[start]
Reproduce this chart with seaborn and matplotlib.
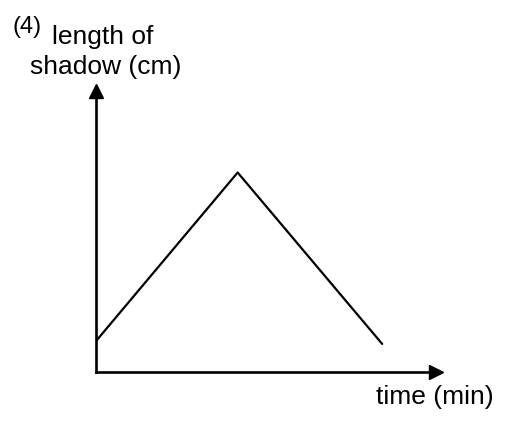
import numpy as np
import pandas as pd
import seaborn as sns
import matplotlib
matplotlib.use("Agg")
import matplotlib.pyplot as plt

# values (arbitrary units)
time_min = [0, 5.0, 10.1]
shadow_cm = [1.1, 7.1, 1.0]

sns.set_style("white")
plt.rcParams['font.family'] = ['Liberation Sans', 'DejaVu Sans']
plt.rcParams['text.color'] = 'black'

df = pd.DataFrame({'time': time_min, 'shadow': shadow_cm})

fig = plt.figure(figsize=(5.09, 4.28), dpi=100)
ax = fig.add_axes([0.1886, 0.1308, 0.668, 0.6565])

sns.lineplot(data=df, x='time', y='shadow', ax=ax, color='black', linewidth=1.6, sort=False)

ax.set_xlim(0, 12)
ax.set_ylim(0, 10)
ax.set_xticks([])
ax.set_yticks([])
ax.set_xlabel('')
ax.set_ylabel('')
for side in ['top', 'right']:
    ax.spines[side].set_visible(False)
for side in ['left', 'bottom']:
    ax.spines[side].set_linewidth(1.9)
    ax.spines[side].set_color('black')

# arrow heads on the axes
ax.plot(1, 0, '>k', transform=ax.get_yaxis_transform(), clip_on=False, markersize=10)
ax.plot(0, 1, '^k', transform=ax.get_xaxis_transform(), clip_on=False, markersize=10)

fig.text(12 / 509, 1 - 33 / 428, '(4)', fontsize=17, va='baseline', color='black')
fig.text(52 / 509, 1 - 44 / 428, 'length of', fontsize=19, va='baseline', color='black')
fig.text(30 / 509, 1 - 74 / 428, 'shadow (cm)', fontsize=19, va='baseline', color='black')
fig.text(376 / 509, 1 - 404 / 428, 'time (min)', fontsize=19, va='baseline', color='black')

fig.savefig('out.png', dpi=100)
[end]
Write out again exactly the lines from the start of the data above through the line containing "ax.spines[side].set_color('black')", inclusive, excluding any pictures.

*RESPONSE TO THIS TASK*:
Reproduce this chart with seaborn and matplotlib.
import numpy as np
import pandas as pd
import seaborn as sns
import matplotlib
matplotlib.use("Agg")
import matplotlib.pyplot as plt

# values (arbitrary units)
time_min = [0, 5.0, 10.1]
shadow_cm = [1.1, 7.1, 1.0]

sns.set_style("white")
plt.rcParams['font.family'] = ['Liberation Sans', 'DejaVu Sans']
plt.rcParams['text.color'] = 'black'

df = pd.DataFrame({'time': time_min, 'shadow': shadow_cm})

fig = plt.figure(figsize=(5.09, 4.28), dpi=100)
ax = fig.add_axes([0.1886, 0.1308, 0.668, 0.6565])

sns.lineplot(data=df, x='time', y='shadow', ax=ax, color='black', linewidth=1.6, sort=False)

ax.set_xlim(0, 12)
ax.set_ylim(0, 10)
ax.set_xticks([])
ax.set_yticks([])
ax.set_xlabel('')
ax.set_ylabel('')
for side in ['top', 'right']:
    ax.spines[side].set_visible(False)
for side in ['left', 'bottom']:
    ax.spines[side].set_linewidth(1.9)
    ax.spines[side].set_color('black')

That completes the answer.